Lawmakers must look for another way besides transferrable tax credits to spur new jobs and give a boost to the coal and wind industries, the chairman of a legislative task force looking at tax credits said Wednesday.
“State policy has apparently created a whole new industry of brokering and buying and selling transferable tax credits, like a big swap meet with millions being traded back and forth,” Rep. David Dank said. “Is it really good stewardship of tax dollars to have these tax credits handled this way?”
Dank, R-Oklahoma City, said he supports the coal industry, but the coal tax credits are the “poster child for just about everything that is wrong with this system.”
Job retention in the coal industry would be better addressed through the Oklahoma Quality Jobs Program, he said. The coal tax credits cost the state at least $10 million of revenue each year. State Insurance Department records show that about 30 insurance firms bought $55.9 million in coal credits from 2006 through 2009. Insurance companies buy the tax credits, usually at 80 to 90 cents on the dollar, to help pay their tax liability to the state; instead of corporate income taxes, insurance companies pay a flat, 2.25 percent tax on premiums.
Coal and wind industry representative defended the tax credits, saying they have helped make their products more competitive and have resulted in the employment of hundreds of Oklahomans.
Clay Hartley, vice president of Phoenix Coal Co. in Vinita, told members of the Task Force for the Study of State Tax Credits and Economic Incentives that none of the money from tax credits went to company executive salaries. Money was used to help pay employee salaries and to buy equipment.
Coal tax credits are earned only after the coal is produced, he said. For a coal mining company to get a tax credit, the price offered for its variety of coal has to be less than $68 a ton.
Hartley said his company sells the coal tax credits for 90 cents on the dollar.
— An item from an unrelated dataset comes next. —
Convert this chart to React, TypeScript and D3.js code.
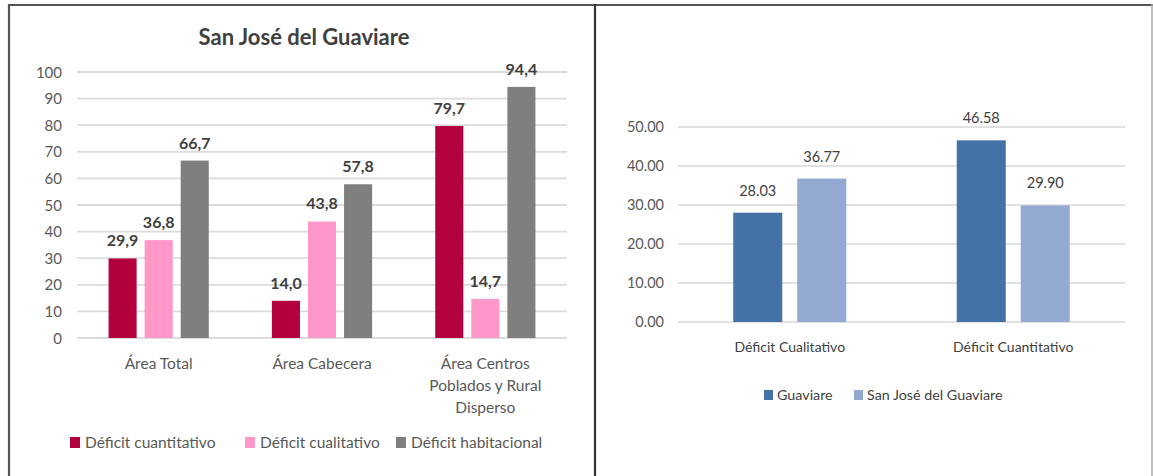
import React from "react";
import * as d3 from "d3";

// ---- Left chart data ----
const leftTitle = "San José del Guaviare";
const leftCategories = ["Área Total", "Área Cabecera", "Área Centros Poblados y Rural Disperso"];
const leftCategoryLines = [["Área Total"], ["Área Cabecera"], ["Área Centros", "Poblados y Rural", "Disperso"]];
const leftSeries = ["Déficit cuantitativo", "Déficit cualitativo", "Déficit habitacional"];
const cuantitativo = [29.9, 14.0, 79.7];
const cualitativo = [36.8, 43.8, 14.7];
const habitacional = [66.7, 57.8, 94.4];
const leftTicks = [0, 10, 20, 30, 40, 50, 60, 70, 80, 90, 100];
const leftColors = ["#b3003e", "#ff97c9", "#7f7f7f"];

// ---- Right chart data ----
const rightCategories = ["Déficit Cualitativo", "Déficit Cuantitativo"];
const rightSeries = ["Guaviare", "San José del Guaviare"];
const guaviare = [28.03, 46.58];
const sanJose = [36.77, 29.9];
const rightTicks = [0, 10, 20, 30, 40, 50];
const rightColors = ["#4472a6", "#93a9d1"];

const FONT = "Lato, 'Liberation Sans', sans-serif";

export default function App() {
  const W = 1153;
  const H = 476;

  // Left scales
  const lx = d3.scaleBand<string>().domain(leftCategories).range([77, 567]).padding(0);
  const lxi = d3.scaleBand<string>().domain(leftSeries).range([0, lx.bandwidth()]).paddingInner(0.222).paddingOuter(0.875);
  const ly = d3.scaleLinear().domain([0, 100]).range([338, 72]);
  const leftValues = [cuantitativo, cualitativo, habitacional];

  // Right scales
  const rx = d3.scaleBand<string>().domain(rightCategories).range([678, 1125]).padding(0);
  const rxi = d3.scaleBand<string>().domain(rightSeries).range([0, rx.bandwidth()]).paddingInner(0.234).paddingOuter(0.863);
  const ry = d3.scaleLinear().domain([0, 50]).range([322, 127]);
  const rightValues = [guaviare, sanJose];

  const fmtComma = (v: number) => d3.format(".1f")(v).replace(".", ",");
  const fmt2 = d3.format(".2f");

  const leftLegendX = [70, 245, 396];
  const rightLegendX = [764, 854];

  return (
    <div style={{ position: "absolute", left: 0, top: 0 }}>
      <svg width={W} height={H} style={{ display: "block", background: "#fff" }} fontFamily={FONT}>
        <rect x={0} y={0} width={W} height={H} fill="#fff" />
        {/* frame */}
        <line x1={9} x2={1153} y1={5} y2={5} stroke="#555" strokeWidth={2.2} />
        <line x1={9} x2={9} y1={4} y2={476} stroke="#555" strokeWidth={2.2} />
        <line x1={595} x2={595} y1={4} y2={476} stroke="#333" strokeWidth={2.2} />
        <line x1={1152} x2={1152} y1={4} y2={476} stroke="#aaa" strokeWidth={1.5} />

        {/* ===== Left chart ===== */}
        <text x={304} y={45} textAnchor="middle" fontSize={22} fontWeight="bold" fill="#404040">
          {leftTitle}
        </text>
        {leftTicks.map((t) => (
          <g key={"lt" + t}>
            <line x1={77} x2={567} y1={ly(t)} y2={ly(t)} stroke="#dcdcdc" strokeWidth={1.8} />
            <text x={62} y={ly(t) + 5.5} textAnchor="end" fontSize={15} fill="#595959">
              {t}
            </text>
          </g>
        ))}
        {leftCategories.map((c, ci) => (
          <g key={"lc" + c}>
            {leftSeries.map((s, si) => {
              const v = leftValues[si][ci];
              const x = (lx(c) ?? 0) + (lxi(s) ?? 0);
              return (
                <g key={s}>
                  <rect x={x} y={ly(v)} width={lxi.bandwidth()} height={ly(0) - ly(v)} fill={leftColors[si]} />
                  <text x={x + lxi.bandwidth() / 2} y={ly(v) - 12} textAnchor="middle" fontSize={16} fontWeight="bold" fill="#404040">
                    {fmtComma(v)}
                  </text>
                </g>
              );
            })}
            {leftCategoryLines[ci].map((ln, li) => (
              <text key={li} x={(lx(c) ?? 0) + lx.bandwidth() / 2} y={369 + li * 22} textAnchor="middle" fontSize={15.5} fill="#595959">
                {ln}
              </text>
            ))}
          </g>
        ))}
        {leftSeries.map((s, si) => (
          <g key={"ll" + s}>
            <rect x={leftLegendX[si]} y={437} width={10} height={11} fill={leftColors[si]} />
            <text x={leftLegendX[si] + 15} y={448} fontSize={15.5} fill="#595959">
              {s}
            </text>
          </g>
        ))}

        {/* ===== Right chart ===== */}
        {rightTicks.map((t) => (
          <g key={"rt" + t}>
            <line x1={678} x2={1125} y1={ry(t)} y2={ry(t)} stroke="#d9d9d9" strokeWidth={1.5} />
            <text x={664} y={ry(t) + 5} textAnchor="end" fontSize={14.5} fill="#595959">
              {fmt2(t)}
            </text>
          </g>
        ))}
        {rightCategories.map((c, ci) => (
          <g key={"rc" + c}>
            {rightSeries.map((s, si) => {
              const v = rightValues[si][ci];
              const x = (rx(c) ?? 0) + (rxi(s) ?? 0);
              return (
                <g key={s}>
                  <rect x={x} y={ry(v)} width={rxi.bandwidth()} height={ry(0) - ry(v)} fill={rightColors[si]} />
                  <text x={x + rxi.bandwidth() / 2} y={ry(v) - 17} textAnchor="middle" fontSize={14.5} fill="#404040">
                    {fmt2(v)}
                  </text>
                </g>
              );
            })}
            <text x={(rx(c) ?? 0) + rx.bandwidth() / 2} y={352} textAnchor="middle" fontSize={14} fill="#404040">
              {c}
            </text>
          </g>
        ))}
        {rightSeries.map((s, si) => (
          <g key={"rl" + s}>
            <rect x={rightLegendX[si]} y={390} width={9} height={10} fill={rightColors[si]} />
            <text x={rightLegendX[si] + 13} y={400} fontSize={14.3} fill="#404040">
              {s}
            </text>
          </g>
        ))}
      </svg>
    </div>
  );
}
He said he bought some of his company's tax credits at the same rate, which he used to help reduce the amount he owed in personal state income taxes.
Dank said the coal tax credits were initially created to help an industry that was in stiff competition with other states, especially Wyoming. But they have evolved into transferrable tax credits that coal producers may sell to other people to generate a new stream of cash.
There is no accounting of how coal companies spend the money earned through the sale of tax credits, he said, calling on the state auditor and inspector's office to review coal company financial records.
Hartley said he had no problem if the coal industry's tax credits went under increased scrutiny.
“Let's have full accountability,” he said. “It is the people's money and let's justify what we're doing with it.”
Dank said at first a tax credit was given for each ton of coal produced and a larger credit was given for those who bought it, which mostly are utility companies.
Legislators in 1989 created a $1-per-ton tax credit to subsidize purchases of state coal. It later increased to $2 and eventually a law was passed requiring all coal-fired power plants to include at least 10 percent Oklahoma coal in their fuel mix.
During the 2006 legislative special session, lawmakers increased the credit to $5 per ton.
“So now we give a $5 per ton tax credit for producing coal and another $5 per ton for buying it. Basically we are giving not one but two tax credits for each lump of coal.”
Dank said the Legislature deserves much of the blame because it didn't demand more accountability.
Last year, the Legislature put the coal credit under a temporary moratorium until July 2012. That means no new credits can be generated. But the credit can be carried forward for up to five tax years.
A bill filed in the closing hours of last year's session extended the coal credit an additional two years.
Wind industry included in study
The task force also took up tax credits for the wind industry. “The credits help make us more competitive with our surrounding states,” said Chris Knapp, with the Virginia-based APEX Energy Inc. Ground should be broken in April on the Canadian Hills Wind Farm, which has a planned capacity of 300 megawatts of electricity, he said. The electricity supplied by the new wind farm would power about 120,000 average Oklahoma households. About 200 workers will be used to build the operation, which should take about eight months to a year. About 15 employees will work on the wind farm when it is operational. Task force members also looked at a tax credit given to manufacturers of small wind turbines. Mike Bergey, with Bergey Windpower, said about 97 percent of the products manufactured at his family-owned business goes out of state. Money from the tax credit goes to research and development and to move operations from its China plant back to the United States, he said.